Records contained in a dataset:
■ ■ ■
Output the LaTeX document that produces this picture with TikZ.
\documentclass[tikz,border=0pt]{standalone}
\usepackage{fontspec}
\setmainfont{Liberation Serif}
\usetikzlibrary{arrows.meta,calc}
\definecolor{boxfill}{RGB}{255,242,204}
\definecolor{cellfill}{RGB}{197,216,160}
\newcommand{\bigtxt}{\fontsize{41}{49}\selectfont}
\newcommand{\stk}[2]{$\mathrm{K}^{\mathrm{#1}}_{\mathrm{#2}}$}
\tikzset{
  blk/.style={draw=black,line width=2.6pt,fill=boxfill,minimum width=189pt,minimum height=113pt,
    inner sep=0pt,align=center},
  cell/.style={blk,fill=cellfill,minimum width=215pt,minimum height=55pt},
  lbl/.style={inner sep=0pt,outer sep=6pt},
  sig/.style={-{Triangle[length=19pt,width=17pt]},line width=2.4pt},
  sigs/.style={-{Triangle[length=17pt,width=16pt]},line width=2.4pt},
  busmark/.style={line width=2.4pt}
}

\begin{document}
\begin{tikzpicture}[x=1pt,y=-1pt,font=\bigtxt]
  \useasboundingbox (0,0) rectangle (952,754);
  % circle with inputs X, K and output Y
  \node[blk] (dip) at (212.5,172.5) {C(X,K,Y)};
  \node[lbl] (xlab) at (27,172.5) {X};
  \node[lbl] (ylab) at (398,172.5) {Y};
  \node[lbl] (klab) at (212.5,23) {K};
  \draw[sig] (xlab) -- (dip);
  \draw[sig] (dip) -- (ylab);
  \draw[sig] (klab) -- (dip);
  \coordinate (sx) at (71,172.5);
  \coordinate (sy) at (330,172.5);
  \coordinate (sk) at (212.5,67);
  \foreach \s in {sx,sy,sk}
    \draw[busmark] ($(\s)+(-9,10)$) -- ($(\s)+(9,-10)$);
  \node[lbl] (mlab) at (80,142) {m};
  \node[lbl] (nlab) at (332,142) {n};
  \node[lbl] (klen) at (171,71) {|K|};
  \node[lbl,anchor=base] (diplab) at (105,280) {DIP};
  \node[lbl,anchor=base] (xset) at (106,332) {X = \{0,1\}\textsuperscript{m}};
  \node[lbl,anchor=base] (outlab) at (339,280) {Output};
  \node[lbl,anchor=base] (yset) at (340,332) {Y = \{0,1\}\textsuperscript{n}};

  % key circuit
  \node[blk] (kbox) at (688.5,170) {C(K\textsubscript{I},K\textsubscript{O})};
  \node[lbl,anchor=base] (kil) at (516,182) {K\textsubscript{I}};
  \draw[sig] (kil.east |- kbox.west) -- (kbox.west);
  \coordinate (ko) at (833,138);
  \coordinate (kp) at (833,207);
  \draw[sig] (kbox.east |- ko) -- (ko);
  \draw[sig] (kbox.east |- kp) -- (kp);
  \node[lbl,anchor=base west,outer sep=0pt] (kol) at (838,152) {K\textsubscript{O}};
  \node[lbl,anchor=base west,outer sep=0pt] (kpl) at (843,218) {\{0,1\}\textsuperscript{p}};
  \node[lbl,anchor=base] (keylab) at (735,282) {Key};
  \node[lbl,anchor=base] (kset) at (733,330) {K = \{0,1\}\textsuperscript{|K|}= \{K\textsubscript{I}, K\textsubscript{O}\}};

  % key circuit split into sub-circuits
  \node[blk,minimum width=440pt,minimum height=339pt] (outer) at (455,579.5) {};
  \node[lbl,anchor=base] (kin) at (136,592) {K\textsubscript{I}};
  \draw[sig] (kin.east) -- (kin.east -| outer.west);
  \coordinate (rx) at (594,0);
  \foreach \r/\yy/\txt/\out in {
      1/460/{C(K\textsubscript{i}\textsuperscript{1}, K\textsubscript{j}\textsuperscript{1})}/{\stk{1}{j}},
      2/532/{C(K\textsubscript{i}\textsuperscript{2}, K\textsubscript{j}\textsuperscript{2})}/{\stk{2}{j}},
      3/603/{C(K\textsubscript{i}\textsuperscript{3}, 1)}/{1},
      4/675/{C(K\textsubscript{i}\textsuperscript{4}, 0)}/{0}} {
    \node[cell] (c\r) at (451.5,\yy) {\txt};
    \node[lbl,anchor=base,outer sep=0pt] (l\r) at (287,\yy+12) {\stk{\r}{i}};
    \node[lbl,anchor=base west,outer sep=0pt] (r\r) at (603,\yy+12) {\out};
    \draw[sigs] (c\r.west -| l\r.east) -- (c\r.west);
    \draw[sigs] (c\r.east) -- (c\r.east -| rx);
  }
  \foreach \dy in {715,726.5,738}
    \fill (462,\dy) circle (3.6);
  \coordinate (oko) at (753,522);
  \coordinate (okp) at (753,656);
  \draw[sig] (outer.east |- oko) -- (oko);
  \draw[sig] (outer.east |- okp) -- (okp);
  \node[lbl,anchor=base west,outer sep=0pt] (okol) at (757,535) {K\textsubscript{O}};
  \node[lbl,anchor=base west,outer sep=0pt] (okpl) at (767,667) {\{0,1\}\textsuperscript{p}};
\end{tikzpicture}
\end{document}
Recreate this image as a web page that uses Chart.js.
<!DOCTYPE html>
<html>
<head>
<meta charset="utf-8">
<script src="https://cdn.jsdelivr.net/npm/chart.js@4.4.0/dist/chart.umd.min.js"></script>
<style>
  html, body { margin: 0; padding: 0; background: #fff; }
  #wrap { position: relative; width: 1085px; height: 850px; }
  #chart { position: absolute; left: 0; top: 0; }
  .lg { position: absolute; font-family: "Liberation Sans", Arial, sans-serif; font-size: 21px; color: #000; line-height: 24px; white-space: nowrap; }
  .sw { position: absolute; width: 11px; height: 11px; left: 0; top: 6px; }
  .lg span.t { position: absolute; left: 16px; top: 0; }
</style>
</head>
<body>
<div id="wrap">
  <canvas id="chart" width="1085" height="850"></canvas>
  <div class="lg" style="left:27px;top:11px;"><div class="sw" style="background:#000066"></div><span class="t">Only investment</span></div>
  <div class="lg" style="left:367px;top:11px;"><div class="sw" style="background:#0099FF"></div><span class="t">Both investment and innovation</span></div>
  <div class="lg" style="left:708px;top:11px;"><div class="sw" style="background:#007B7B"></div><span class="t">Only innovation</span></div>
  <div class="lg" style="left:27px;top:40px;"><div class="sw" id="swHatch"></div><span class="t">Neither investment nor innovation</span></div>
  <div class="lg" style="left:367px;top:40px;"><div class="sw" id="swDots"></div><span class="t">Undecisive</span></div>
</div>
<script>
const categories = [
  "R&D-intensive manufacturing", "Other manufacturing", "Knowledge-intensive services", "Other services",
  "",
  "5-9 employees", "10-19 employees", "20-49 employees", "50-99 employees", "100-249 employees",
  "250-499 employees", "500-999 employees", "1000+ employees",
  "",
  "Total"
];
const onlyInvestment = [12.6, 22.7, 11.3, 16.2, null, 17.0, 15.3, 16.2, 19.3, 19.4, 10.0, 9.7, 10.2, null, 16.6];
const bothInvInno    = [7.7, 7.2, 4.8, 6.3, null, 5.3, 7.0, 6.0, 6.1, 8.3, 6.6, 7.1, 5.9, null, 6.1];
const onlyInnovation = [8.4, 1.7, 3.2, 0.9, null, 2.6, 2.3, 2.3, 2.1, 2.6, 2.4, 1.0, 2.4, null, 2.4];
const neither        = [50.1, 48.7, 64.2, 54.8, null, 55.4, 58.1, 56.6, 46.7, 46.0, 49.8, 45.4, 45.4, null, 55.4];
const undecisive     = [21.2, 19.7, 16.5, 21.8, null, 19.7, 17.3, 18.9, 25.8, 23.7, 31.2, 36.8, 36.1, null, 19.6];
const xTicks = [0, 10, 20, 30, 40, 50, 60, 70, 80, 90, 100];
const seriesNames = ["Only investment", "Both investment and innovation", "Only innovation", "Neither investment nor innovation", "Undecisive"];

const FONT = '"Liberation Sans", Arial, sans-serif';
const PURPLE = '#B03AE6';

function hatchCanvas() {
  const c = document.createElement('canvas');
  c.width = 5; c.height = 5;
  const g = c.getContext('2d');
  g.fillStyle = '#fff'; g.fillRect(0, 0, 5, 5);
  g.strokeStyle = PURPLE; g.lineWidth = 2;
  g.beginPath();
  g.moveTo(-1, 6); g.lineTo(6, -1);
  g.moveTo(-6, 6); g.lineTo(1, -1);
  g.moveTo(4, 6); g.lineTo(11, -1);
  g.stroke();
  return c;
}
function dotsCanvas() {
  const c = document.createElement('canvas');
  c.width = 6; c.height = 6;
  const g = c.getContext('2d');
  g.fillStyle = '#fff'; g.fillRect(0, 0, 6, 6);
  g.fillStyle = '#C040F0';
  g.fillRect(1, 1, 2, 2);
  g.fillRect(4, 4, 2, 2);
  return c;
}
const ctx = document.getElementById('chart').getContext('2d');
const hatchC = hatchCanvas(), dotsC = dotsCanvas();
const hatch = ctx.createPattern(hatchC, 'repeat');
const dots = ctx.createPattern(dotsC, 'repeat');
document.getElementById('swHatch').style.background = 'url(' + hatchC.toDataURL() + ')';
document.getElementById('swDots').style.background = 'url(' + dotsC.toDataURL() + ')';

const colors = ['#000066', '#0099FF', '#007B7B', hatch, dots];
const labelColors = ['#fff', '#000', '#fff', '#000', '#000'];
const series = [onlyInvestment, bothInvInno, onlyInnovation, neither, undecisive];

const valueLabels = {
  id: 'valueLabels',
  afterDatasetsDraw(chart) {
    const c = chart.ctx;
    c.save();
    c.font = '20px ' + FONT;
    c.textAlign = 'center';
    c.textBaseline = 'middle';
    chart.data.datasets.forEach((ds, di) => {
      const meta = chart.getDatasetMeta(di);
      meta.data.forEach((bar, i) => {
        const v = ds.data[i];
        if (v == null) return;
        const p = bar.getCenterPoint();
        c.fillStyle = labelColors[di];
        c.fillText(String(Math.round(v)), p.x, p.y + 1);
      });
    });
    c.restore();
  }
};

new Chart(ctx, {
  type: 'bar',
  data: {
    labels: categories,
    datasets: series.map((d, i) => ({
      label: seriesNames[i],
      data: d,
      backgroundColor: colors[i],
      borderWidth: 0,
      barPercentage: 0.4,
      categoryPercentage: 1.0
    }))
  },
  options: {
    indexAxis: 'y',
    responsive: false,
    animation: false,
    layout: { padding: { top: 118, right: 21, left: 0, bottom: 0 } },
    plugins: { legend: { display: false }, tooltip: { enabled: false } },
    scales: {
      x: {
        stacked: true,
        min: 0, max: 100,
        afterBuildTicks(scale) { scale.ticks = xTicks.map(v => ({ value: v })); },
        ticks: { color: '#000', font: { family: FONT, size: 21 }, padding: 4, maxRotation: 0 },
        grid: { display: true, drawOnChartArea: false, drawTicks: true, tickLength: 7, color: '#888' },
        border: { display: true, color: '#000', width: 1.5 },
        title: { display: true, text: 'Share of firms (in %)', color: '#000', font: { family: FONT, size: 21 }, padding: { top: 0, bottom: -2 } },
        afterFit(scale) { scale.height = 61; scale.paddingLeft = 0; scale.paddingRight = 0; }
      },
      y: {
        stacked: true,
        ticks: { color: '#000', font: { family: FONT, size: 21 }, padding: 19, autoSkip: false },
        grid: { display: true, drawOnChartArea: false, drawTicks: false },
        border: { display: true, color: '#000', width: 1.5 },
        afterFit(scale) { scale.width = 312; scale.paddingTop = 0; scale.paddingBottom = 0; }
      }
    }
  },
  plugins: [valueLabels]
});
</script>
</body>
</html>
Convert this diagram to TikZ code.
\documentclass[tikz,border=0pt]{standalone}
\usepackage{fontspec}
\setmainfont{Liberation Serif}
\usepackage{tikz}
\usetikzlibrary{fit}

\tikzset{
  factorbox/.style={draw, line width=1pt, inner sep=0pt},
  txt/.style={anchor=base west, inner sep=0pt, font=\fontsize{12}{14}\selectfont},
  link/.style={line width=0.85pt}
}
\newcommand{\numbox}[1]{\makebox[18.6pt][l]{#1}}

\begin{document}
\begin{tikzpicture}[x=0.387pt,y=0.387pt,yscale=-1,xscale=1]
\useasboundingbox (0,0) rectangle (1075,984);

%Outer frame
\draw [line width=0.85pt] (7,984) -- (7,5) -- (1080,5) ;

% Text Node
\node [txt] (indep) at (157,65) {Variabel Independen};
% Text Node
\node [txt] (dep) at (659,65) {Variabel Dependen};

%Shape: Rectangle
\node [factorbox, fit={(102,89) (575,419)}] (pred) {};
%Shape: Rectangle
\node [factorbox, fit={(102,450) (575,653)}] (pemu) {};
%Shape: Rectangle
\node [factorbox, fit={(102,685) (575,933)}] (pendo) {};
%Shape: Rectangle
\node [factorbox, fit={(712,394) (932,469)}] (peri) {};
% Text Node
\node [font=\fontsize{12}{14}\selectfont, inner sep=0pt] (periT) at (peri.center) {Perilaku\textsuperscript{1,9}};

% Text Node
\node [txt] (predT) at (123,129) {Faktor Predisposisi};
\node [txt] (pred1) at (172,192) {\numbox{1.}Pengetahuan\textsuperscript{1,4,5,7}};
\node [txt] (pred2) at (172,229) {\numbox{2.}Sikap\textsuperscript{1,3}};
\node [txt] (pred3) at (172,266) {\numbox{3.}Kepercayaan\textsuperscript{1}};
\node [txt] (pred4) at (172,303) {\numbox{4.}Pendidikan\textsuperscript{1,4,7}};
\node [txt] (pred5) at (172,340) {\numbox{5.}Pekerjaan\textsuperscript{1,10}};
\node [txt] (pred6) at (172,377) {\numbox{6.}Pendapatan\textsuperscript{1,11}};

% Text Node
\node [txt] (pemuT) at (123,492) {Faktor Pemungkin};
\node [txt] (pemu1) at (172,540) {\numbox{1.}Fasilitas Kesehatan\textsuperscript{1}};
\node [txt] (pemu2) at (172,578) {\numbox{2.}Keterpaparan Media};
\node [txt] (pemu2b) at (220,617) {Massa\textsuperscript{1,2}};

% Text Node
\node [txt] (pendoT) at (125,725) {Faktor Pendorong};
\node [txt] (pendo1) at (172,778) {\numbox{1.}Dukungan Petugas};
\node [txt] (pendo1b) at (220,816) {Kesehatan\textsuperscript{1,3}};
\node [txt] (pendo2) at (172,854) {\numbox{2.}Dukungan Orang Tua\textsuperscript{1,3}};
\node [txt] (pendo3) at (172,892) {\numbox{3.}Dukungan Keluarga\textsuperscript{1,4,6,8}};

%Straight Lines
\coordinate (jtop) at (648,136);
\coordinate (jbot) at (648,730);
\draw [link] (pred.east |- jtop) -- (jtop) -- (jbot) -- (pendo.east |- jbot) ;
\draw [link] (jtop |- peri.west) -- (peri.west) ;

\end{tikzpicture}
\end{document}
■ ■ ■
WORK INSTRUCTIONS:
Output nothing except the lines from the line with "Convert this diagram to TikZ code." through the line with "[txt] (pendo3) at", copied exactly, end lines included.

FINAL RESULT:
Convert this diagram to TikZ code.
\documentclass[tikz,border=0pt]{standalone}
\usepackage{fontspec}
\setmainfont{Liberation Serif}
\usepackage{tikz}
\usetikzlibrary{fit}

\tikzset{
  factorbox/.style={draw, line width=1pt, inner sep=0pt},
  txt/.style={anchor=base west, inner sep=0pt, font=\fontsize{12}{14}\selectfont},
  link/.style={line width=0.85pt}
}
\newcommand{\numbox}[1]{\makebox[18.6pt][l]{#1}}

\begin{document}
\begin{tikzpicture}[x=0.387pt,y=0.387pt,yscale=-1,xscale=1]
\useasboundingbox (0,0) rectangle (1075,984);

%Outer frame
\draw [line width=0.85pt] (7,984) -- (7,5) -- (1080,5) ;

% Text Node
\node [txt] (indep) at (157,65) {Variabel Independen};
% Text Node
\node [txt] (dep) at (659,65) {Variabel Dependen};

%Shape: Rectangle
\node [factorbox, fit={(102,89) (575,419)}] (pred) {};
%Shape: Rectangle
\node [factorbox, fit={(102,450) (575,653)}] (pemu) {};
%Shape: Rectangle
\node [factorbox, fit={(102,685) (575,933)}] (pendo) {};
%Shape: Rectangle
\node [factorbox, fit={(712,394) (932,469)}] (peri) {};
% Text Node
\node [font=\fontsize{12}{14}\selectfont, inner sep=0pt] (periT) at (peri.center) {Perilaku\textsuperscript{1,9}};

% Text Node
\node [txt] (predT) at (123,129) {Faktor Predisposisi};
\node [txt] (pred1) at (172,192) {\numbox{1.}Pengetahuan\textsuperscript{1,4,5,7}};
\node [txt] (pred2) at (172,229) {\numbox{2.}Sikap\textsuperscript{1,3}};
\node [txt] (pred3) at (172,266) {\numbox{3.}Kepercayaan\textsuperscript{1}};
\node [txt] (pred4) at (172,303) {\numbox{4.}Pendidikan\textsuperscript{1,4,7}};
\node [txt] (pred5) at (172,340) {\numbox{5.}Pekerjaan\textsuperscript{1,10}};
\node [txt] (pred6) at (172,377) {\numbox{6.}Pendapatan\textsuperscript{1,11}};

% Text Node
\node [txt] (pemuT) at (123,492) {Faktor Pemungkin};
\node [txt] (pemu1) at (172,540) {\numbox{1.}Fasilitas Kesehatan\textsuperscript{1}};
\node [txt] (pemu2) at (172,578) {\numbox{2.}Keterpaparan Media};
\node [txt] (pemu2b) at (220,617) {Massa\textsuperscript{1,2}};

% Text Node
\node [txt] (pendoT) at (125,725) {Faktor Pendorong};
\node [txt] (pendo1) at (172,778) {\numbox{1.}Dukungan Petugas};
\node [txt] (pendo1b) at (220,816) {Kesehatan\textsuperscript{1,3}};
\node [txt] (pendo2) at (172,854) {\numbox{2.}Dukungan Orang Tua\textsuperscript{1,3}};
\node [txt] (pendo3) at (172,892) {\numbox{3.}Dukungan Keluarga\textsuperscript{1,4,6,8}};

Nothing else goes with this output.